Jay: We were kind of a sleepy little Boston-based custodian bank, and we were SIFI’d [named a Systemically Important Financial Institution] in the crisis which was a bit of an adjustment, you know, learning how to become systemically important and all the regulation that came. I think the regulators completely missed this crisis. When you look at the capital in banks, the liquidity, the aftermath of that is—and this is mostly banking—is all of the regulation that’s hit, which is likely to spur what will be the next issue in the marketplace, in my opinion.

Kip: Okay. James, I know you took the top role in 2010, but the same question applies to you.

James: Well, for us as an institution, I think I’d need about seven hours to get into the first chapter. I mean, we became a bank. We weren’t a bank. We sold 22% of the company to another bank, Mitsubishi Bank. We shut all of our prop-trading and prop-investing businesses that used more than, in aggregate, 3% of capital. I’ll give you one fun fact. We had, I think, about less than 100 risk limits across the company, pre-crisis. So a risk limit might be, total exposure to Russia. We now have about 25,000, so the whole business completely changed.

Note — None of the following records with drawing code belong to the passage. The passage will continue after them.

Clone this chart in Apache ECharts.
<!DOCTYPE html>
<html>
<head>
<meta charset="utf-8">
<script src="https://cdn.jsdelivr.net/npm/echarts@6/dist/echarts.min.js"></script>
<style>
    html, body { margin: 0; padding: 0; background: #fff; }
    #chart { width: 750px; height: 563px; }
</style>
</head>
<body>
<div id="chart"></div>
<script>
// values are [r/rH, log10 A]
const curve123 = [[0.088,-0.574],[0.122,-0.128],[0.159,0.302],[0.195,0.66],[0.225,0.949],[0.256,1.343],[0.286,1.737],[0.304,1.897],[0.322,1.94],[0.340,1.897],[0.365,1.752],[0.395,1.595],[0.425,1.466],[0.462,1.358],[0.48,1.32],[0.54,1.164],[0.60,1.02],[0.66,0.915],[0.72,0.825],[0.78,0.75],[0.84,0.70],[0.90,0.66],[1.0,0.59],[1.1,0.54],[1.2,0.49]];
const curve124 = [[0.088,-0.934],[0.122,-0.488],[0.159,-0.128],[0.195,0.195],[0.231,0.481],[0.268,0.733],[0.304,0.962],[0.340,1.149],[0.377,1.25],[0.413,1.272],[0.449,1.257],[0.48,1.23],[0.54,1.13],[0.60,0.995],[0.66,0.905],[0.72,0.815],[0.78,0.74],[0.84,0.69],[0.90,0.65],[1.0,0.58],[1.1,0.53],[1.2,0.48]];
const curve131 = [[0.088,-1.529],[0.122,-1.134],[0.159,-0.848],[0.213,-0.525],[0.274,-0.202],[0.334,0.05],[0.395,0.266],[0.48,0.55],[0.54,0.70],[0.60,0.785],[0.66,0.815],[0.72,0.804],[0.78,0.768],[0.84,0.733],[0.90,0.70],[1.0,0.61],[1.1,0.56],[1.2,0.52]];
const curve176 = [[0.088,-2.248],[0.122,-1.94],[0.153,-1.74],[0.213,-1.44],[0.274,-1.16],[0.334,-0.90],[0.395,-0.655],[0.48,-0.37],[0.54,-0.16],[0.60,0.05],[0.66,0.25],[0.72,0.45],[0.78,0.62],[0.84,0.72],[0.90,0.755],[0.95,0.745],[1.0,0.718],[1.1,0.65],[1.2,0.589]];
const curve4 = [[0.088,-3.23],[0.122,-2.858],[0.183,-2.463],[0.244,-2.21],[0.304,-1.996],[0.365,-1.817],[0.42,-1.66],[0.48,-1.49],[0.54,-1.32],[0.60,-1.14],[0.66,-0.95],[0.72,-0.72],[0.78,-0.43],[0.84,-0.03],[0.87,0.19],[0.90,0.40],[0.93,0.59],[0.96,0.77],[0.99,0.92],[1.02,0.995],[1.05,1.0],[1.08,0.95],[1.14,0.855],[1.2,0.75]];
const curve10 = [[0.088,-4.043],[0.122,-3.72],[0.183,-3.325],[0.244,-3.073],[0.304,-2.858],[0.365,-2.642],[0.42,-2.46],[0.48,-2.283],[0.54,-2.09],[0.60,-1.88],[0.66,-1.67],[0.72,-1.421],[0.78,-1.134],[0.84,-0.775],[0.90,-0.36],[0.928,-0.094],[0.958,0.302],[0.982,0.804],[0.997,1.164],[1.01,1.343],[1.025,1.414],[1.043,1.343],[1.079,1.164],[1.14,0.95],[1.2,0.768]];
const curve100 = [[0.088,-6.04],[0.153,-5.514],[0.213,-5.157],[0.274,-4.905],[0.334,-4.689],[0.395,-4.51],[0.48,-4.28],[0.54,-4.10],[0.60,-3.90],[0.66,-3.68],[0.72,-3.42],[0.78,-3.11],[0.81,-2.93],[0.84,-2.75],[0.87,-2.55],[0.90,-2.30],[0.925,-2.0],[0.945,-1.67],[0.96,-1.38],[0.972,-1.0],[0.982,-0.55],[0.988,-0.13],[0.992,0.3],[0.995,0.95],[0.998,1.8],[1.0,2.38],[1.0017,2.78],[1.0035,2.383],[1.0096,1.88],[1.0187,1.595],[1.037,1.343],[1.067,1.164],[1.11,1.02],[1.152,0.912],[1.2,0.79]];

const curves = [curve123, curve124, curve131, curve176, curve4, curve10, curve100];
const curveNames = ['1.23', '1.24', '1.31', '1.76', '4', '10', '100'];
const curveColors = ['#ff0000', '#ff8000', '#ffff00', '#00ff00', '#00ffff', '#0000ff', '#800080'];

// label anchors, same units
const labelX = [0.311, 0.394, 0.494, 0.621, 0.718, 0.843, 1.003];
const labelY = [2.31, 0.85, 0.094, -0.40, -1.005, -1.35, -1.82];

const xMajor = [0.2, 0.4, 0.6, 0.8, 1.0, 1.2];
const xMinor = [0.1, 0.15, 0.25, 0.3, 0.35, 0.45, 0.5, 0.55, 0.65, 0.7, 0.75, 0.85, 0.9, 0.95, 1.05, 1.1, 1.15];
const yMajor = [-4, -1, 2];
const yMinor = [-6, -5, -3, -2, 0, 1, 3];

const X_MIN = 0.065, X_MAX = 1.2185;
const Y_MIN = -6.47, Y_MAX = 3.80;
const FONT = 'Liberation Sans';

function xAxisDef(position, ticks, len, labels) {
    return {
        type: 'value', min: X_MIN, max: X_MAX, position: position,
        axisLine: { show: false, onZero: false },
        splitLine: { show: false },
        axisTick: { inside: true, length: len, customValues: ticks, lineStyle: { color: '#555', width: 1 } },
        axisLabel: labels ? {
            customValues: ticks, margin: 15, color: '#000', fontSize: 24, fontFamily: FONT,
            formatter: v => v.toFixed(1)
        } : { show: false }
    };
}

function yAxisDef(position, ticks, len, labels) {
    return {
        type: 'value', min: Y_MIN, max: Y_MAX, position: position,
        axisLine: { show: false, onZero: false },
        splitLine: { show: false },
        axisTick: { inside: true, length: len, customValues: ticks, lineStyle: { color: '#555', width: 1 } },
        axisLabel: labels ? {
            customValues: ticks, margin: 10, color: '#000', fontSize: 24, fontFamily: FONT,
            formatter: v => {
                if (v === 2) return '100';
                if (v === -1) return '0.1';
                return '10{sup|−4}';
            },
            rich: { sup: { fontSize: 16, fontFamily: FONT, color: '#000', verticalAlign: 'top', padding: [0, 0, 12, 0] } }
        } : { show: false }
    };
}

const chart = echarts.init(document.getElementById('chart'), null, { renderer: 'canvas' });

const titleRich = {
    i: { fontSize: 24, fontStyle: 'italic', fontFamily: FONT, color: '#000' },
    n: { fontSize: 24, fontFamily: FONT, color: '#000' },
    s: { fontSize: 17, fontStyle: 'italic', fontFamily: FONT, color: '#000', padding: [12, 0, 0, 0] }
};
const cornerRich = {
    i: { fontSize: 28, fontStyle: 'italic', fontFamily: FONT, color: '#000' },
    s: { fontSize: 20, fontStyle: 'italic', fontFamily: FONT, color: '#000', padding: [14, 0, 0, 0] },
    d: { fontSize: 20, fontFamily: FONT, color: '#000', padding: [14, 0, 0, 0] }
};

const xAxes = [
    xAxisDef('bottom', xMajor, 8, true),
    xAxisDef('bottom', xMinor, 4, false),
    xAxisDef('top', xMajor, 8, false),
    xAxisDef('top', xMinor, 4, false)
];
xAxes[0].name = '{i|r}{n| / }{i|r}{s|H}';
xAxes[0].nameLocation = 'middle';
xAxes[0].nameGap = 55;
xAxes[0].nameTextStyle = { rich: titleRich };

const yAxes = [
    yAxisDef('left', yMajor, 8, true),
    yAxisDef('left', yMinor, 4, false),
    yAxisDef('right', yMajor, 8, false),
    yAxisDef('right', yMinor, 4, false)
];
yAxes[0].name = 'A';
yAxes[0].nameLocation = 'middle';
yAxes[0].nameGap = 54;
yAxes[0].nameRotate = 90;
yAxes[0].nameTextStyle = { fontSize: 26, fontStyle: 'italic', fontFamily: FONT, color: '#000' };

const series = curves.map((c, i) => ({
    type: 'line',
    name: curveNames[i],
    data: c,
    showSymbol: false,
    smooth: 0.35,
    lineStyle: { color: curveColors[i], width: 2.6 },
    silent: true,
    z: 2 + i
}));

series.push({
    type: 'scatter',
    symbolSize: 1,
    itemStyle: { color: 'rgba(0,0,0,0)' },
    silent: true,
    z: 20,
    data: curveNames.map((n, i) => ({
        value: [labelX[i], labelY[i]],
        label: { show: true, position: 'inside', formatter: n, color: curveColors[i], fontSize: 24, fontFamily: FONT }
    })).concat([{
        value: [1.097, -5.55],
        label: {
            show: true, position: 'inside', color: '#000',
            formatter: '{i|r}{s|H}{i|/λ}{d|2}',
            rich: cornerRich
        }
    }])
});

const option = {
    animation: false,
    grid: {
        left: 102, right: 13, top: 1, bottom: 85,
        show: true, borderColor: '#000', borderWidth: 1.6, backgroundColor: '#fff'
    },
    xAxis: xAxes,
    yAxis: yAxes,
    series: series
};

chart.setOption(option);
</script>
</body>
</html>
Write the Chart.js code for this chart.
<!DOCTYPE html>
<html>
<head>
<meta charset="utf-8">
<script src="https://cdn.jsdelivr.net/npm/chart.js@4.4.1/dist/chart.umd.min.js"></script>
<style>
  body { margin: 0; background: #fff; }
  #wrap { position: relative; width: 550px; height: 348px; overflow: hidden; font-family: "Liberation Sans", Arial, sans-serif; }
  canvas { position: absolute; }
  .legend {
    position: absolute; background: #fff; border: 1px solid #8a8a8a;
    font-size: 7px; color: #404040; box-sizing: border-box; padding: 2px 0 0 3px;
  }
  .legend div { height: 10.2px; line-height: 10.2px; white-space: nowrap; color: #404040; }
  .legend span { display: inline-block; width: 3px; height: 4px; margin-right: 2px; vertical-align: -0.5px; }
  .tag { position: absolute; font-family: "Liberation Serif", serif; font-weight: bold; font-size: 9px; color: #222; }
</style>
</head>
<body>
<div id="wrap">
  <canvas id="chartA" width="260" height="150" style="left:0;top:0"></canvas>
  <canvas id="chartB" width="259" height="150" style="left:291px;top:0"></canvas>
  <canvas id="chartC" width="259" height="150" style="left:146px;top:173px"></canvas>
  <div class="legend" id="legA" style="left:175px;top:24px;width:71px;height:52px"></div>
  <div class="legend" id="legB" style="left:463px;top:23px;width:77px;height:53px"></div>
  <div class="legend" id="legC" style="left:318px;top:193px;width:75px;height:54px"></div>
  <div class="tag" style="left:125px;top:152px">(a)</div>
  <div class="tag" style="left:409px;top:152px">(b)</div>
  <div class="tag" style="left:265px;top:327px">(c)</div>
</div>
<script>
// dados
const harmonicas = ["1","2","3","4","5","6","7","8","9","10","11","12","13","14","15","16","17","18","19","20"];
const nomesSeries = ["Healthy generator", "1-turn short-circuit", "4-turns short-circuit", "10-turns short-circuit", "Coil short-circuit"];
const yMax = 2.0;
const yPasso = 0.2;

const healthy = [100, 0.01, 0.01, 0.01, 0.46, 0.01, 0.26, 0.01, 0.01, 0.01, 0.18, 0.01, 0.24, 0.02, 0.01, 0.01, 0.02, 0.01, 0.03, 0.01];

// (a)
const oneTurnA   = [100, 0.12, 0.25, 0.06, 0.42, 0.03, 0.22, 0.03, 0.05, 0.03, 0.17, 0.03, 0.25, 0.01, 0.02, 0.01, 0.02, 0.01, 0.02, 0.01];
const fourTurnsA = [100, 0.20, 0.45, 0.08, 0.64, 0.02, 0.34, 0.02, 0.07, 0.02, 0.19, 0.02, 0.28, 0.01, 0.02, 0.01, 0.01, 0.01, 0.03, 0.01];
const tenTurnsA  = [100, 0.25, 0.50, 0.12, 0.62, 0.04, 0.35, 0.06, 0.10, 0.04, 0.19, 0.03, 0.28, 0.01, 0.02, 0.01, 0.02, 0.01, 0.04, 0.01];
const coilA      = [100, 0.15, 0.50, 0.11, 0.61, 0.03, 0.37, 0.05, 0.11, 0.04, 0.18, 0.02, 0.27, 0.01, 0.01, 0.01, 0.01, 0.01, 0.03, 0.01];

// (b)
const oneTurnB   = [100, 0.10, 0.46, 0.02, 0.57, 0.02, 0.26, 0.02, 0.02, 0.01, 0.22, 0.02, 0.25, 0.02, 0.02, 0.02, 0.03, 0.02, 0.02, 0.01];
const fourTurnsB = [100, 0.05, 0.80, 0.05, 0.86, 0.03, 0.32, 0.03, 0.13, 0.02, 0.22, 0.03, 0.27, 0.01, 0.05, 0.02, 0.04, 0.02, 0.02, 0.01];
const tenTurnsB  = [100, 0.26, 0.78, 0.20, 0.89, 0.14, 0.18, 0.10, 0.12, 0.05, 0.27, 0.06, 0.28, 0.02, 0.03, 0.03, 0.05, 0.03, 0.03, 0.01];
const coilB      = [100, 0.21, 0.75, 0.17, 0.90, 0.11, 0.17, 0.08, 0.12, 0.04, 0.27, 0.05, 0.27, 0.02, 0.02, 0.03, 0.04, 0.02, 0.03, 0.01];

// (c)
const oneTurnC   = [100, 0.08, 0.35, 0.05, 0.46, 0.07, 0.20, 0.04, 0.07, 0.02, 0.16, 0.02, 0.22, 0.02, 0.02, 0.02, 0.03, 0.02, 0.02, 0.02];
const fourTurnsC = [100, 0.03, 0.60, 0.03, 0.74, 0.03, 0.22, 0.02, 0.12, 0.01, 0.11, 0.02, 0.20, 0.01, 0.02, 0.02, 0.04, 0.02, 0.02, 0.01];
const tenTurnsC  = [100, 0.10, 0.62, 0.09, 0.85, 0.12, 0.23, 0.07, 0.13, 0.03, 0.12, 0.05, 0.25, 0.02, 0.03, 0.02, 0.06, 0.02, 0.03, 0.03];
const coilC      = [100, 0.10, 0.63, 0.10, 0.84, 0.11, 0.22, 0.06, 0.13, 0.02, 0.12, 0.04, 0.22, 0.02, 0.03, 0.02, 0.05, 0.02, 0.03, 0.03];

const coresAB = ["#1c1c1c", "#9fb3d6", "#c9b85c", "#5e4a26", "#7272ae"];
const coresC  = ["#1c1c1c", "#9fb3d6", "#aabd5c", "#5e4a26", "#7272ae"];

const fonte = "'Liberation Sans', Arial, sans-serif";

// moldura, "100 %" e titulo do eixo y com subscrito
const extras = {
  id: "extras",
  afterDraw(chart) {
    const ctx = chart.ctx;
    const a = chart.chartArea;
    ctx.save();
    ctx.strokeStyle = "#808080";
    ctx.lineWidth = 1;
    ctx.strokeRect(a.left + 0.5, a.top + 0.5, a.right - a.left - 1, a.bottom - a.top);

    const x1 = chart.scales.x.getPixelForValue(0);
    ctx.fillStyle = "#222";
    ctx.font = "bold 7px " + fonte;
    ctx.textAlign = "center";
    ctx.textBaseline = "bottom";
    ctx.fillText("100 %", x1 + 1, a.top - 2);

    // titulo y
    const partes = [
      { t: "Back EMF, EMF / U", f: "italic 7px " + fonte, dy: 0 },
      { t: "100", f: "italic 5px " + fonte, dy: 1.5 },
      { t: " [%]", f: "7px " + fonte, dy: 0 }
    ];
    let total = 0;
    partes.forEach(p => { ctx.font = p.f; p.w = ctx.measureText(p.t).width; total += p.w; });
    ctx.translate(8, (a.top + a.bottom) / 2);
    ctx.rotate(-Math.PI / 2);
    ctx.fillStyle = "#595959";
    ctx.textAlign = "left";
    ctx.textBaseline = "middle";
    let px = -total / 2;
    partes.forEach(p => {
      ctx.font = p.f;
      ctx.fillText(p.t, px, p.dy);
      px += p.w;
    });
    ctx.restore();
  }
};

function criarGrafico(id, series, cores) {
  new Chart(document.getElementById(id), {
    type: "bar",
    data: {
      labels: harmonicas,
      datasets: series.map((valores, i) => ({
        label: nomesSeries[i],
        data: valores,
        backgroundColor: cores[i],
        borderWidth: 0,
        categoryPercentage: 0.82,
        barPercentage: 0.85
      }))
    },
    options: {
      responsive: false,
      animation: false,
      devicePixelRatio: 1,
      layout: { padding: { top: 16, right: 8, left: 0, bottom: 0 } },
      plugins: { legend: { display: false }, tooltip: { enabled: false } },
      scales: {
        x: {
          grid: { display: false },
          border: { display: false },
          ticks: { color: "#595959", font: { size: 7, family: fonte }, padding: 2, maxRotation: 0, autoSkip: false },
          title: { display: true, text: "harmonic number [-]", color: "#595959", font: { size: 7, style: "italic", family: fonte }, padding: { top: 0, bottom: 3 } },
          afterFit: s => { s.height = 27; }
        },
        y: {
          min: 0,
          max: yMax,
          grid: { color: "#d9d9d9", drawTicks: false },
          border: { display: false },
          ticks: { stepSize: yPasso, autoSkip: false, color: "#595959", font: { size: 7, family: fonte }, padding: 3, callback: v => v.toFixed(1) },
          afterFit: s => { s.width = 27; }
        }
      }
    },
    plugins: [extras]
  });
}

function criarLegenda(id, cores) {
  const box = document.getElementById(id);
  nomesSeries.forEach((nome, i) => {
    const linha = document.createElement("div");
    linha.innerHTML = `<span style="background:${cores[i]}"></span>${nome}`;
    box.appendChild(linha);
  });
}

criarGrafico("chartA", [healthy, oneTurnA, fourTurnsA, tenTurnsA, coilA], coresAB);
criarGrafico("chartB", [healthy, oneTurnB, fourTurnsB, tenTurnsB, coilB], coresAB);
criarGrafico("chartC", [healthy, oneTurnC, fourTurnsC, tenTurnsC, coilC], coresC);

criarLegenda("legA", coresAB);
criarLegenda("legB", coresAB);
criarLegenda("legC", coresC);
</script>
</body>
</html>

Kip: It wasn’t an easy change. Talk to us a little bit about the difficulties you faced in changing not only the firm’s business lines, but it sounds like, the firm’s culture as well.

James: Well, in some ways, I think it was very easy because the hardest management challenges are when there’s not an obvious problem to solve, and that causes you either to do nothing and you lose pace because the world is moving away from you, or to compulsively act because you’re anxious and you think, if I do nothing, then I’m losing pace and you do something stupid. It’s much easier if you’ve got identifiable problems to solve. So, not everybody in the organization can see that the changes you’re making are because you can see the problems that we have and you have to address them. That’s why you have some of the cultural backlash until you kind of prove it out. But in some ways, managing in a time of crisis or under real stress is actually a relatively straightforward management challenge because you’ve got to take your shots, you got to make decisions. Not everybody is going to like them, but if you don’t do anything, then we’re all toast. It’s actually a privilege to manage during a time of real stress.